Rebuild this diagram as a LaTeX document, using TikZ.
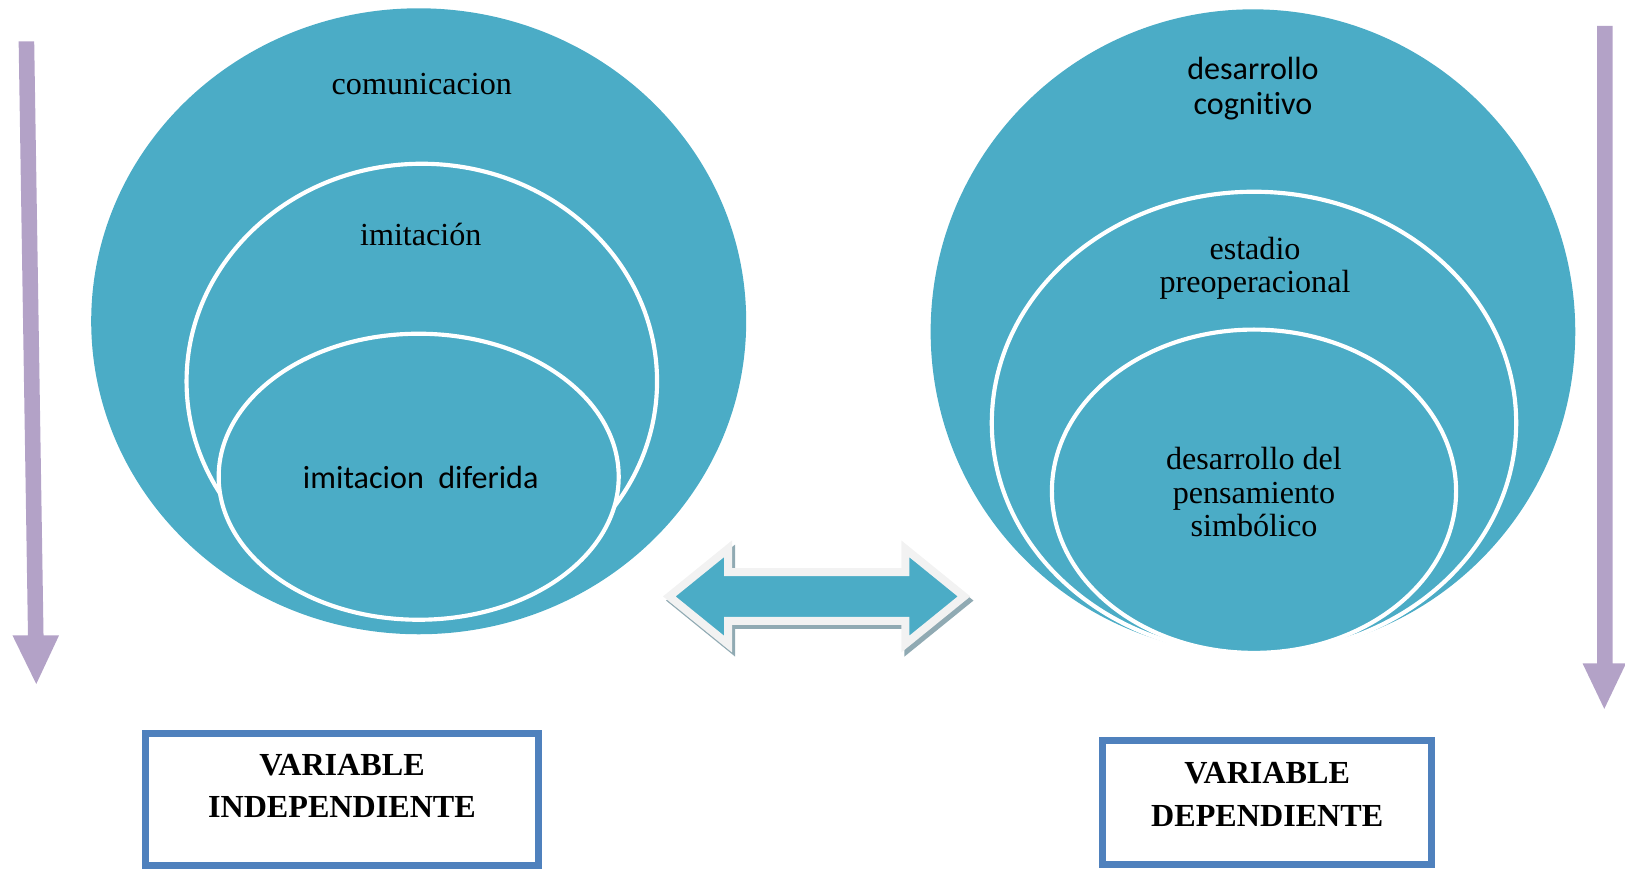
\documentclass[tikz,border=0pt]{standalone}
\usepackage{fontspec}
\setmainfont{Liberation Serif}
\newfontfamily\calibri[Ligatures=NoCommon]{Carlito}
\definecolor{tblue}{HTML}{4BACC6}
\definecolor{lav}{HTML}{B3A2C7}
\definecolor{boxblue}{HTML}{4F81BD}
\definecolor{arrline}{HTML}{F2F2F2}
\definecolor{arrshadow}{HTML}{90AAB3}
\begin{document}
\begin{tikzpicture}[x=0.5pt,y=-0.5pt,
  outerdisc/.style={fill=tblue},
  ring/.style={fill=tblue, draw=white, line width=2pt},
  lbl/.style={font=\fontsize{15.5}{16.25}\selectfont, align=center, inner sep=0pt, text=black},
  sanslbl/.style={font=\calibri\fontsize{15.5}{16.5}\selectfont, align=center, inner sep=0pt, text=black},
  varbox/.style={draw=boxblue, line width=3.25pt, fill=white},
  vartext/.style={font=\bfseries\fontsize{15.5}{20.5}\selectfont, align=center, inner sep=0pt},
  downarrow/.style={fill=lav},
  dblarrow/.style={fill=tblue, draw=arrline, line width=3.85pt, line join=miter},
  dblshadow/.style={fill=arrshadow, draw=arrshadow, line width=3.85pt, line join=miter}]
\useasboundingbox (0,0) rectangle (1568,841.4);

% left nested target
\path[outerdisc] (404,310) ellipse [x radius=316, y radius=302];
\path[ring] (407,368) ellipse [x radius=227, y radius=210];
\path[ring] (404,460) ellipse [x radius=193, y radius=138];

% right nested target
\path[outerdisc] (1209,320) ellipse [x radius=311, y radius=311];
\path[ring] (1210,408) ellipse [x radius=253, y radius=223];
\path[ring] (1210,474) ellipse [x radius=195, y radius=156];

% labels
\node[lbl] (com) at (407,81) {comunicacion};
\node[lbl] (imi) at (406,226) {imitación};
\node[sanslbl] (imd) at (406,461) {imitacion\ \ diferida};
\node[sanslbl] (dc) at (1209,85.5) {desarrollo\\cognitivo};
\node[lbl] (ep) at (1211,259) {estadio\\preoperacional};
\node[lbl] (dps) at (1210,475) {desarrollo del\\pensamiento\\simbólico};

% double arrow with shadow
\path[dblshadow, shift={(3,4)}] (645.8,575.5) -- (702.5,529.5) -- (702.5,552) -- (873.5,552) -- (873.5,529.5) -- (930.2,575.5) -- (873.5,621.5) -- (873.5,599) -- (702.5,599) -- (702.5,621.5) -- cycle;
\path[dblarrow] (645.8,575.5) -- (702.5,529.5) -- (702.5,552) -- (873.5,552) -- (873.5,529.5) -- (930.2,575.5) -- (873.5,621.5) -- (873.5,599) -- (702.5,599) -- (702.5,621.5) -- cycle;

% vertical arrows
\path[downarrow] (18,40) -- (33,40) -- (42,613) -- (57,613) -- (35,660) -- (12,613) -- (27,613) -- cycle;
\path[downarrow] (1541,25) -- (1556,25) -- (1556,640) -- (1569,640) -- (1548,684) -- (1527,640) -- (1541,640) -- cycle;

% variable boxes
\draw[varbox] (140.5,708) rectangle (519.5,835);
\node[vartext] (vi) at (330,758.5) {VARIABLE\\INDEPENDIENTE};
\draw[varbox] (1064,714.5) rectangle (1381.5,834.5);
\node[vartext] (vd) at (1222.75,766.5) {VARIABLE\\DEPENDIENTE};
\end{tikzpicture}
\end{document}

_ _ _ _ _

== Exercise ==
Leave out the pictures, then repeat the listing above exactly from its first line to the line with "(0,0) rectangle (1568,841.4);", inclusive.

== Exercise response ==
Rebuild this diagram as a LaTeX document, using TikZ.
\documentclass[tikz,border=0pt]{standalone}
\usepackage{fontspec}
\setmainfont{Liberation Serif}
\newfontfamily\calibri[Ligatures=NoCommon]{Carlito}
\definecolor{tblue}{HTML}{4BACC6}
\definecolor{lav}{HTML}{B3A2C7}
\definecolor{boxblue}{HTML}{4F81BD}
\definecolor{arrline}{HTML}{F2F2F2}
\definecolor{arrshadow}{HTML}{90AAB3}
\begin{document}
\begin{tikzpicture}[x=0.5pt,y=-0.5pt,
  outerdisc/.style={fill=tblue},
  ring/.style={fill=tblue, draw=white, line width=2pt},
  lbl/.style={font=\fontsize{15.5}{16.25}\selectfont, align=center, inner sep=0pt, text=black},
  sanslbl/.style={font=\calibri\fontsize{15.5}{16.5}\selectfont, align=center, inner sep=0pt, text=black},
  varbox/.style={draw=boxblue, line width=3.25pt, fill=white},
  vartext/.style={font=\bfseries\fontsize{15.5}{20.5}\selectfont, align=center, inner sep=0pt},
  downarrow/.style={fill=lav},
  dblarrow/.style={fill=tblue, draw=arrline, line width=3.85pt, line join=miter},
  dblshadow/.style={fill=arrshadow, draw=arrshadow, line width=3.85pt, line join=miter}]
\useasboundingbox (0,0) rectangle (1568,841.4);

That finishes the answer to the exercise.